## DATASET SECTION
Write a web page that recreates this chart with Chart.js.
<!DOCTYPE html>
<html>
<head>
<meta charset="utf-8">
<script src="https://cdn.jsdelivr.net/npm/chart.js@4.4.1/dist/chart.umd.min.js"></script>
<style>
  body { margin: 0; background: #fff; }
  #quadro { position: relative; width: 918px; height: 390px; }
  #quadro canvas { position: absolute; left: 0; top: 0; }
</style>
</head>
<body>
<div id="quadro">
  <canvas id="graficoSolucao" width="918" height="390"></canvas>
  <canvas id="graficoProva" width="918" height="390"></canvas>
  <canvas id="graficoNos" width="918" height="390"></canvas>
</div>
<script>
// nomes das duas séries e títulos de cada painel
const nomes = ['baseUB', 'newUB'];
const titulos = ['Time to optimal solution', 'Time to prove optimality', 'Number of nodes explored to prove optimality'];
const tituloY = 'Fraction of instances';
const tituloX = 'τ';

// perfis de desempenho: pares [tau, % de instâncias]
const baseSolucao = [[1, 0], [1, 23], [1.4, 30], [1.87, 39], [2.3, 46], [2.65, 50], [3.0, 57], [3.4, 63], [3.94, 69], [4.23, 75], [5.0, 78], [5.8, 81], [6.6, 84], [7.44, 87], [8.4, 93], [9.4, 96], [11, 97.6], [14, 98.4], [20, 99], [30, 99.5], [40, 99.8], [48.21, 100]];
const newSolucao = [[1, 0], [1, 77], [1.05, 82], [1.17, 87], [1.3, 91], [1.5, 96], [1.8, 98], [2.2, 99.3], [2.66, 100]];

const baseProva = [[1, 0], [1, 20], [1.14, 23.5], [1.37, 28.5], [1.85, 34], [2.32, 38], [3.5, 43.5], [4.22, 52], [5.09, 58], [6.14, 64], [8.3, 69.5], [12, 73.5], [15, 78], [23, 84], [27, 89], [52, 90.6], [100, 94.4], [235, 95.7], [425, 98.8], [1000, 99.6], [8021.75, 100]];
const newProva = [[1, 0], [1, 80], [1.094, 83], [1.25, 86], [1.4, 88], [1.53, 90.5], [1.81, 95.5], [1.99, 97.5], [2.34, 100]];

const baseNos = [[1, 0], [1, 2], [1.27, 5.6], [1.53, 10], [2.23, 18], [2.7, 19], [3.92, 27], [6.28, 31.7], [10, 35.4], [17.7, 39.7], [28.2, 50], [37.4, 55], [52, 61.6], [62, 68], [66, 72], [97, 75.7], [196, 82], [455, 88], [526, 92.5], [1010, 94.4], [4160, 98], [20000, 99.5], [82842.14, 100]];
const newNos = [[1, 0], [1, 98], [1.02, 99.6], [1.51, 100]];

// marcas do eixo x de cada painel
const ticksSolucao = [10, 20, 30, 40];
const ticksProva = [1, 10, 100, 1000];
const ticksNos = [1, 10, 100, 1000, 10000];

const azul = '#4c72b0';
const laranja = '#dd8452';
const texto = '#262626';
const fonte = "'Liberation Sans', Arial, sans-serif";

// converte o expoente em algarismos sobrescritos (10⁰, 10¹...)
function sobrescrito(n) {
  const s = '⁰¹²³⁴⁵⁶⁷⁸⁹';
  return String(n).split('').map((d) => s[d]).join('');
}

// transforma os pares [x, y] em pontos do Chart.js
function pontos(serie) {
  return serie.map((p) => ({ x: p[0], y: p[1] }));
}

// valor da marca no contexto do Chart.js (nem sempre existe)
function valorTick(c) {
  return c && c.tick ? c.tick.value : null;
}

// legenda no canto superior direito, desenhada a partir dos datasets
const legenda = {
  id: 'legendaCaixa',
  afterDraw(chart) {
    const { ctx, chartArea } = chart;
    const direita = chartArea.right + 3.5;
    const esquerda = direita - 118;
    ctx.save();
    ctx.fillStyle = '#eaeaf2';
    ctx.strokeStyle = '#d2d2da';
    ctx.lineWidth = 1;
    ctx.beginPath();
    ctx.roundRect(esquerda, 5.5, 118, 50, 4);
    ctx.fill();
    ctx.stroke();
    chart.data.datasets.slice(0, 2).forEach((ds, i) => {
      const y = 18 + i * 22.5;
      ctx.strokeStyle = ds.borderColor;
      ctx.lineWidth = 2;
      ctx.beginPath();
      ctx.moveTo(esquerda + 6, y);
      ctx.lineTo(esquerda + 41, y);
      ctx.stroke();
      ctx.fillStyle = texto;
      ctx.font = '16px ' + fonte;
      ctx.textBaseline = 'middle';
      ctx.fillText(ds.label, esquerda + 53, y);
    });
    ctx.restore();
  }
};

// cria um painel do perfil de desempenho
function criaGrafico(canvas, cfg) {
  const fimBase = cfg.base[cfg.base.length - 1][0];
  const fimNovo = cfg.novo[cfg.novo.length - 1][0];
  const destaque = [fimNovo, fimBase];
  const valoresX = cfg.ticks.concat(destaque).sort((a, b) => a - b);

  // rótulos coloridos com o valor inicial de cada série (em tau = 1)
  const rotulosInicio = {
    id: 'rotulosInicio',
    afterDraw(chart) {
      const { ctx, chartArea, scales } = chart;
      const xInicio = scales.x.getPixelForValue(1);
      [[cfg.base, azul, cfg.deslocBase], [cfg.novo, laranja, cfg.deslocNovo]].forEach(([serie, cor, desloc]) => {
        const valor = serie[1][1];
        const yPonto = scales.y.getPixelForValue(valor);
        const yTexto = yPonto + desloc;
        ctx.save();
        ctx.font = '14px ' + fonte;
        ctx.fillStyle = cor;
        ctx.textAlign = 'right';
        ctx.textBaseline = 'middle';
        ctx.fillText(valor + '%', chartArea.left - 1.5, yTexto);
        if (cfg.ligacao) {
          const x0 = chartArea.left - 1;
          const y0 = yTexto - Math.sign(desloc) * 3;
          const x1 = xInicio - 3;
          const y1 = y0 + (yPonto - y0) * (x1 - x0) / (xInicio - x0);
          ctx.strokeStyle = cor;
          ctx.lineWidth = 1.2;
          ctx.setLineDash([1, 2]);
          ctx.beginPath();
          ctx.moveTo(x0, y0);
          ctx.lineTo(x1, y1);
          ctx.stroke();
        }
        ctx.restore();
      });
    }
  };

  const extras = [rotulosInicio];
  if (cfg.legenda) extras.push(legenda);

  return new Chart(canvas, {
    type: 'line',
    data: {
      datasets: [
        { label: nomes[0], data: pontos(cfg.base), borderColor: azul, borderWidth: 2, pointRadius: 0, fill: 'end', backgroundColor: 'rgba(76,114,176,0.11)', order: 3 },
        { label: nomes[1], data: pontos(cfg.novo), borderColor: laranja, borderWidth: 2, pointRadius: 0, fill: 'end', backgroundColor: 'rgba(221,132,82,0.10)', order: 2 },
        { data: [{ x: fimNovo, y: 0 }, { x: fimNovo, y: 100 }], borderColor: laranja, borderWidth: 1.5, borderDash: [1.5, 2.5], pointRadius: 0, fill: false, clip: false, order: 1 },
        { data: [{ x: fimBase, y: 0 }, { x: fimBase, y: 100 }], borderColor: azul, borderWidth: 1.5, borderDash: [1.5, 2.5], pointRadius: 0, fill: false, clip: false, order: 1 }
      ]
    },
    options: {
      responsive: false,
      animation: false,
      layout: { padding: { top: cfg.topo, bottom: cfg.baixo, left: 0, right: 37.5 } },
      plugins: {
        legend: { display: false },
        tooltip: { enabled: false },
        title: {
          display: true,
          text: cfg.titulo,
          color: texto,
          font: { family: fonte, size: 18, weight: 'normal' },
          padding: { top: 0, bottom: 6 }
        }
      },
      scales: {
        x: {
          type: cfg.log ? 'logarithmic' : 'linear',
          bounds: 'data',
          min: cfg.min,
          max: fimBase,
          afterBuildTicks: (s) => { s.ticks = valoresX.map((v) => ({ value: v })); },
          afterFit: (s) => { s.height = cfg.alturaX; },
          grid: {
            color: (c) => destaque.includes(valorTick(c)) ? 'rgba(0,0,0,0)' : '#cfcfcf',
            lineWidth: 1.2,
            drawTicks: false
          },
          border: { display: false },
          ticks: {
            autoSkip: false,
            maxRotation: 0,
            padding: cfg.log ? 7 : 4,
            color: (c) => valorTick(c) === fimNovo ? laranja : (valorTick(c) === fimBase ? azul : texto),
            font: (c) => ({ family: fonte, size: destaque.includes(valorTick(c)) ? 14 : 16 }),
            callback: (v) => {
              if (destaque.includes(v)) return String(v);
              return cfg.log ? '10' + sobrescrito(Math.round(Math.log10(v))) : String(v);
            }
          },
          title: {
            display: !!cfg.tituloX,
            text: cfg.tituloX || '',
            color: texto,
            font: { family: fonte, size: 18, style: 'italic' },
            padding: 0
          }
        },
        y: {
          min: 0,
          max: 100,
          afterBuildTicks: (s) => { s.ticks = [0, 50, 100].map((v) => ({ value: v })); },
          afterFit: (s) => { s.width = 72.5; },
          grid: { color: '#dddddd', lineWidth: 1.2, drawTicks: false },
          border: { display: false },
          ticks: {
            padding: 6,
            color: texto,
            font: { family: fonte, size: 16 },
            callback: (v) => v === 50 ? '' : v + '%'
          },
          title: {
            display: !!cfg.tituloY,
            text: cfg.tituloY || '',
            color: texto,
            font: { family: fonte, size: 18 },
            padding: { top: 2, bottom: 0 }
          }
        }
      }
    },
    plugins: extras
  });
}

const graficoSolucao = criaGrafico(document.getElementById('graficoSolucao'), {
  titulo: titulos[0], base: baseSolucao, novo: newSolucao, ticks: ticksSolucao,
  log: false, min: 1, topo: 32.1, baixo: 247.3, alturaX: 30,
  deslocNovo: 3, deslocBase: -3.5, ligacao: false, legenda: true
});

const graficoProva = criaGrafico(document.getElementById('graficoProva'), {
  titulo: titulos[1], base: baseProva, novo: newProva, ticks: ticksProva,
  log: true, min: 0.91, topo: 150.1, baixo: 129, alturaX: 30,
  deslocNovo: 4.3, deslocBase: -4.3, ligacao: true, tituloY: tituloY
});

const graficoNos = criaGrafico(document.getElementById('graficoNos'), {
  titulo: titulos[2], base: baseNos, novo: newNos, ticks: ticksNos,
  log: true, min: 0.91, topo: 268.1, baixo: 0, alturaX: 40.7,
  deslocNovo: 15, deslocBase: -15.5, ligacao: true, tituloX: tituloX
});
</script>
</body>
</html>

## EXERCISE DESCRIPTION
Print only the lines from the top of the data above down to the line holding "99.3], [2.66, 100]];", inclusive.

## CORRECT ANSWER
Write a web page that recreates this chart with Chart.js.
<!DOCTYPE html>
<html>
<head>
<meta charset="utf-8">
<script src="https://cdn.jsdelivr.net/npm/chart.js@4.4.1/dist/chart.umd.min.js"></script>
<style>
  body { margin: 0; background: #fff; }
  #quadro { position: relative; width: 918px; height: 390px; }
  #quadro canvas { position: absolute; left: 0; top: 0; }
</style>
</head>
<body>
<div id="quadro">
  <canvas id="graficoSolucao" width="918" height="390"></canvas>
  <canvas id="graficoProva" width="918" height="390"></canvas>
  <canvas id="graficoNos" width="918" height="390"></canvas>
</div>
<script>
// nomes das duas séries e títulos de cada painel
const nomes = ['baseUB', 'newUB'];
const titulos = ['Time to optimal solution', 'Time to prove optimality', 'Number of nodes explored to prove optimality'];
const tituloY = 'Fraction of instances';
const tituloX = 'τ';

// perfis de desempenho: pares [tau, % de instâncias]
const baseSolucao = [[1, 0], [1, 23], [1.4, 30], [1.87, 39], [2.3, 46], [2.65, 50], [3.0, 57], [3.4, 63], [3.94, 69], [4.23, 75], [5.0, 78], [5.8, 81], [6.6, 84], [7.44, 87], [8.4, 93], [9.4, 96], [11, 97.6], [14, 98.4], [20, 99], [30, 99.5], [40, 99.8], [48.21, 100]];
const newSolucao = [[1, 0], [1, 77], [1.05, 82], [1.17, 87], [1.3, 91], [1.5, 96], [1.8, 98], [2.2, 99.3], [2.66, 100]];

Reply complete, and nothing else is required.